These days have been tough.
Charlie’s dad, Dean Edwards, is 92 and in the final stages. Literally, it could be any hour. We’ve been making the hour and ten minute trek to Springfield and back, staying overnight when we can, and holding our phones close, just in case.
Charlie, of course, is closer to the emotional turmoil than I am, but I feel it all the same. I remember when my mom passed away (September 15, 2009). Everything felt both surreal and nightmarish. There was no day or night and there certainly wasn’t any semblance of a normal schedule.
That is us now.
I think I made mention of posting an interview last Thursday (January 3rd), but to be honest, I don’t remember much of Thursday, except that we were traveling to Springfield with the belief that it was Dean’s last day. It wasn’t, thankfully, but it turned out to be a very long and arduous night.
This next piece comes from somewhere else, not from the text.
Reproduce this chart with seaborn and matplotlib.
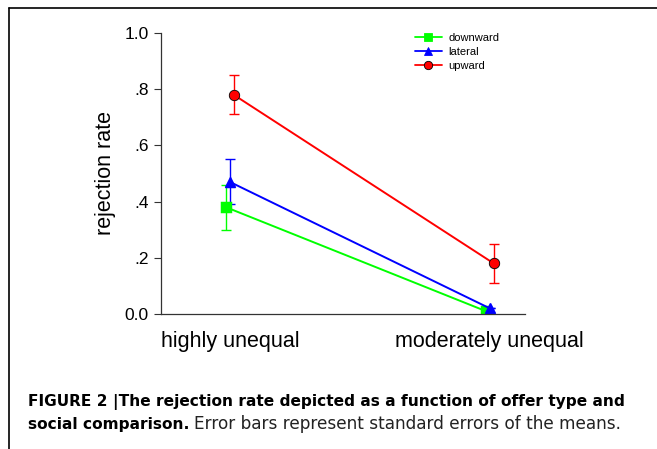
import matplotlib
matplotlib.use("Agg")
import matplotlib.pyplot as plt
import seaborn as sns
import pandas as pd
import numpy as np
from matplotlib.lines import Line2D

offer_types = ["highly unequal", "moderately unequal"]
groups = ["downward", "lateral", "upward"]
downward = [0.38, 0.01]
lateral = [0.47, 0.02]
upward = [0.78, 0.18]
downward_se = [0.08, 0.0]
lateral_se = [0.08, 0.0]
upward_se = [0.07, 0.07]
colors = ["#00ff00", "#0000ff", "#ff0000"]
markers = ["s", "^", "o"]

df = pd.DataFrame({
    "offer": offer_types * 3,
    "group": np.repeat(groups, 2),
    "rate": downward + lateral + upward,
})
errs = [downward_se, lateral_se, upward_se]

sns.set_style("white")
plt.rcParams["font.family"] = ["Liberation Sans", "DejaVu Sans"]
plt.rcParams["text.color"] = "black"
plt.rcParams["axes.labelcolor"] = "black"
plt.rcParams["xtick.labelcolor"] = "black"
plt.rcParams["ytick.labelcolor"] = "black"

fig = plt.figure(figsize=(6.57, 4.49), dpi=100)
ax = fig.add_axes([0.245, 0.3007, 0.554, 0.6258])

dodge = 0.03
sns.pointplot(data=df, x="offer", y="rate", hue="group", order=offer_types,
              hue_order=groups, palette=colors, markers=markers, linestyles="-",
              dodge=dodge, errorbar=None, ax=ax, markersize=7.5, linewidth=1.4)

offsets = np.linspace(0, dodge, len(groups)) - dodge / 2
for i, g in enumerate(groups):
    vals = df[df.group == g]["rate"].values
    ax.errorbar(np.arange(len(offer_types)) + offsets[i], vals, yerr=errs[i],
                fmt="none", ecolor=colors[i], elinewidth=1, capsize=3.5,
                capthick=1, zorder=1)

for line in ax.lines:
    if line.get_marker() == "o":
        line.set_markeredgecolor("black")
        line.set_markeredgewidth(0.6)

ax.set_xlim(-0.265, 1.135)
ax.set_ylim(0, 1.0)
ax.set_yticks([0, 0.2, 0.4, 0.6, 0.8, 1.0])
ax.set_yticklabels(["0.0", ".2", ".4", ".6", ".8", "1.0"])
ax.tick_params(axis="y", left=True, direction="out", length=5, width=0.8,
               color="#333333", labelsize=12.5, pad=4)
ax.tick_params(axis="x", bottom=False, labelsize=15.5, pad=9)
ax.set_xlabel("")
ax.set_ylabel("rejection rate", fontsize=15.5, labelpad=6)
for s in ["top", "right"]:
    ax.spines[s].set_visible(False)
for s in ["left", "bottom"]:
    ax.spines[s].set_color("#333333")
    ax.spines[s].set_linewidth(0.9)

handles = [Line2D([], [], color=c, marker=m, markersize=6, linewidth=1.3,
                  markeredgecolor=("black" if m == "o" else c), markeredgewidth=0.6)
           for c, m in zip(colors, markers)]
ax.legend(handles, groups, loc="upper left", bbox_to_anchor=(405 / 657, 1 - 23 / 449),
          bbox_transform=fig.transFigure, frameon=False, fontsize=8,
          handlelength=2.4, labelspacing=0.35, handletextpad=0.6)

# frame around the figure panel
fig.add_artist(Line2D([9 / 657, 9 / 657], [0, 1 - 8 / 449], color="black", lw=1.2))
fig.add_artist(Line2D([9 / 657, 1], [1 - 8 / 449, 1 - 8 / 449], color="black", lw=1.2))

cap_font = ["DejaVu Sans"]
fig.text(28 / 657, 1 - 406 / 449,
         "FIGURE 2 |The rejection rate depicted as a function of offer type and",
         fontsize=11.1, fontweight="bold", family=cap_font)
t = fig.text(28 / 657, 1 - 429 / 449, "social comparison.", fontsize=11.1,
             fontweight="bold", family=cap_font)
fig.canvas.draw()
bb = t.get_window_extent()
fig.text(bb.x1 / fig.bbox.width + 5 / 657, 1 - 429 / 449,
         "Error bars represent standard errors of the means.",
         fontsize=12.2, family=cap_font, color="#222222")

fig.savefig("out.png", dpi=100)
We are supposed to go back to work tomorrow (Monday), getting ready for the spring semester – hiring new student workers, shelving books, and going about a normal routine when everything else in life feels far from normal. I’ve been making some feeble attempts at routine – keeping up with laundry, going to the store to make sure there is food in the house, and even hitting the gym a couple times. The motions are there, but the desire and feelings are not.
It’s a waiting game where there are no winners. Just uncertainty, emptiness, and lackluster attempts to keep our boat afloat.